A singer, dancer, actress and civil rights activist, Josephine Baker was born in Saint Louis, Missouri, but after coming to Paris to perform, remained, enjoying a life free of the institutionalized racism and segregation she experienced at home.

Performing in her trademark banana skirt, or shimmering sequins, Baker became the darling of Parisian society and a symbol of the Jazz Age. She was also a pioneering figure in cinema, becoming the first Black woman to star in a major motion picture —the 1927 silent movie Siren of the Tropics

Taking on French citizenship, Baker devoted herself to her adopted country, even joining the French Resistance during World War II.

Last year, she became the first Black woman to be inducted into the Pantheon in Paris, France’s highest posthumous honor.

In a statement, Baker’s family called her a “universal artist, woman and mother. We are honored to partner with Studiocanal and collaborate with Maïmouna on this feature film about the incredible and humanist achievements of our mother. Yes she could. And she did. Thank you Mum!”

Doucouré said it was a “huge honour and also a beautiful challenge” to tell Baker’s story on film. “To think that through fiction I can tell her great and profoundly rich story, her beauty, her fights, her wounds and her humanity. I can’t wait to breathe new life into this incredible legend on screen.”

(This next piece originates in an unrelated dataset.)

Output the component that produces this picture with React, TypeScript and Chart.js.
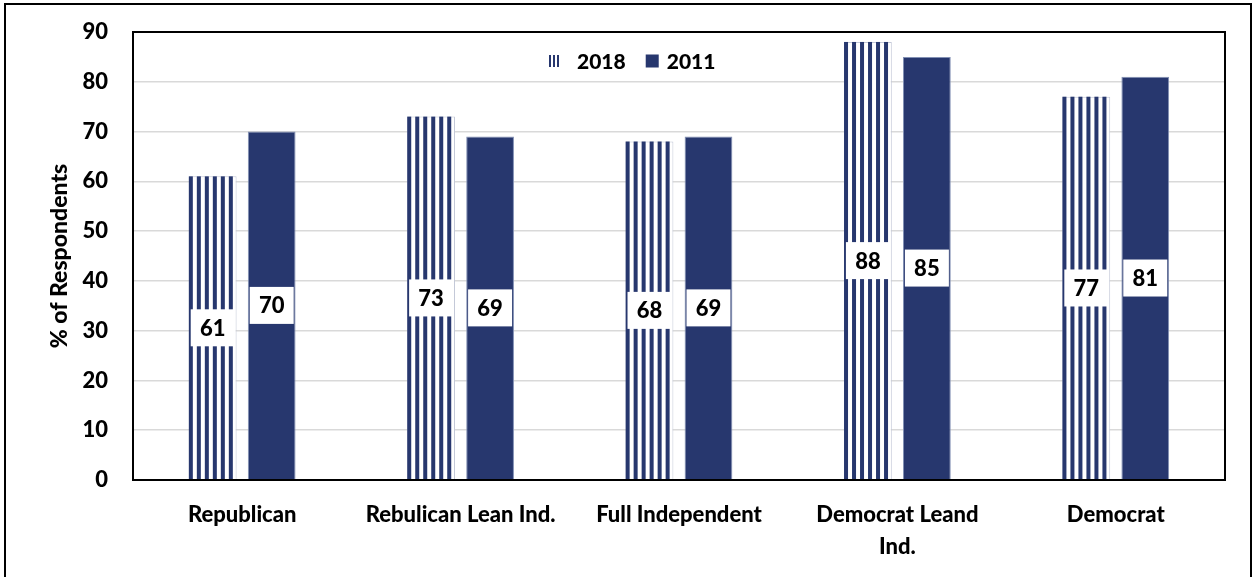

Cuties, Doucouré’s well-received 2020 debut, premiered at Sundance, where it won her the best director prize for the World Cinema dramatic section. Picked up by Netflix, the drama, which looks at the sexualization of a young dance troupe, became a political football in the U.S. after several right-wing commentators accused the movie of promoting child sexual exploitation. The controversy was almost entirely due to one of Netflix’s promotional posters for the film, which the streamer later apologized for, saying its marketing was inappropriate.